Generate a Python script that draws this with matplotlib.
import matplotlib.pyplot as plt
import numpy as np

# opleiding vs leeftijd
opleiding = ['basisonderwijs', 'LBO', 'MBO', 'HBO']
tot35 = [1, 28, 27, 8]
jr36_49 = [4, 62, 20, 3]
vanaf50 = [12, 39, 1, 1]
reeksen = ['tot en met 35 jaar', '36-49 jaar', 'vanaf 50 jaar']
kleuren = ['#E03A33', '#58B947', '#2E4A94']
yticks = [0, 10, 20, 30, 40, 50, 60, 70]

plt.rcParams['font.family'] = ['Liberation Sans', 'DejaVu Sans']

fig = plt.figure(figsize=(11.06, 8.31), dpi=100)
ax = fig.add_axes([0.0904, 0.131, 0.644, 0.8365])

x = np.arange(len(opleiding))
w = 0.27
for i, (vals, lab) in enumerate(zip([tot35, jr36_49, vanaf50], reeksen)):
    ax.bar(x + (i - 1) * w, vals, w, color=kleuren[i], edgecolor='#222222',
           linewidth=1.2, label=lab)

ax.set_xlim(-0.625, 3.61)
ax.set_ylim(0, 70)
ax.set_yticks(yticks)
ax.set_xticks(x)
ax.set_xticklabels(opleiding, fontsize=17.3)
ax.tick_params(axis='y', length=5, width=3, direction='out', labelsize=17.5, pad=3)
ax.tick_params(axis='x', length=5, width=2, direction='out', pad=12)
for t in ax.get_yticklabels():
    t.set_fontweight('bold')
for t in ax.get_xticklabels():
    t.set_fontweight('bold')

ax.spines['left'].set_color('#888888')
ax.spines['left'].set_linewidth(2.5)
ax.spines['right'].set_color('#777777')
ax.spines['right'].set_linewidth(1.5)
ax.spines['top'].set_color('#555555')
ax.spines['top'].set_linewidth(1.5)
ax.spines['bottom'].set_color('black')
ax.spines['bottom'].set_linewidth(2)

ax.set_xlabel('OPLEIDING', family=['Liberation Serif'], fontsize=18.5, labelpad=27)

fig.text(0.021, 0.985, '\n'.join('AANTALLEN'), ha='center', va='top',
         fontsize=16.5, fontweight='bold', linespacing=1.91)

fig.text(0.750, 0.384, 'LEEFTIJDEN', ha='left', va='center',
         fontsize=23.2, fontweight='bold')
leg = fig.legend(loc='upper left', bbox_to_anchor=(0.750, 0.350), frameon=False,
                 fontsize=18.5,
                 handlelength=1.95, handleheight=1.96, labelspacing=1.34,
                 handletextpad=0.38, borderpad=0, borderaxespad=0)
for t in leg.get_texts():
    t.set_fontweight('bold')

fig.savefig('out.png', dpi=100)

THE PROBLEM: Word for word, quote all of the data above.

TASK RESULT:
Generate a Python script that draws this with matplotlib.
import matplotlib.pyplot as plt
import numpy as np

# opleiding vs leeftijd
opleiding = ['basisonderwijs', 'LBO', 'MBO', 'HBO']
tot35 = [1, 28, 27, 8]
jr36_49 = [4, 62, 20, 3]
vanaf50 = [12, 39, 1, 1]
reeksen = ['tot en met 35 jaar', '36-49 jaar', 'vanaf 50 jaar']
kleuren = ['#E03A33', '#58B947', '#2E4A94']
yticks = [0, 10, 20, 30, 40, 50, 60, 70]

plt.rcParams['font.family'] = ['Liberation Sans', 'DejaVu Sans']

fig = plt.figure(figsize=(11.06, 8.31), dpi=100)
ax = fig.add_axes([0.0904, 0.131, 0.644, 0.8365])

x = np.arange(len(opleiding))
w = 0.27
for i, (vals, lab) in enumerate(zip([tot35, jr36_49, vanaf50], reeksen)):
    ax.bar(x + (i - 1) * w, vals, w, color=kleuren[i], edgecolor='#222222',
           linewidth=1.2, label=lab)

ax.set_xlim(-0.625, 3.61)
ax.set_ylim(0, 70)
ax.set_yticks(yticks)
ax.set_xticks(x)
ax.set_xticklabels(opleiding, fontsize=17.3)
ax.tick_params(axis='y', length=5, width=3, direction='out', labelsize=17.5, pad=3)
ax.tick_params(axis='x', length=5, width=2, direction='out', pad=12)
for t in ax.get_yticklabels():
    t.set_fontweight('bold')
for t in ax.get_xticklabels():
    t.set_fontweight('bold')

ax.spines['left'].set_color('#888888')
ax.spines['left'].set_linewidth(2.5)
ax.spines['right'].set_color('#777777')
ax.spines['right'].set_linewidth(1.5)
ax.spines['top'].set_color('#555555')
ax.spines['top'].set_linewidth(1.5)
ax.spines['bottom'].set_color('black')
ax.spines['bottom'].set_linewidth(2)

ax.set_xlabel('OPLEIDING', family=['Liberation Serif'], fontsize=18.5, labelpad=27)

fig.text(0.021, 0.985, '\n'.join('AANTALLEN'), ha='center', va='top',
         fontsize=16.5, fontweight='bold', linespacing=1.91)

fig.text(0.750, 0.384, 'LEEFTIJDEN', ha='left', va='center',
         fontsize=23.2, fontweight='bold')
leg = fig.legend(loc='upper left', bbox_to_anchor=(0.750, 0.350), frameon=False,
                 fontsize=18.5,
                 handlelength=1.95, handleheight=1.96, labelspacing=1.34,
                 handletextpad=0.38, borderpad=0, borderaxespad=0)
for t in leg.get_texts():
    t.set_fontweight('bold')

fig.savefig('out.png', dpi=100)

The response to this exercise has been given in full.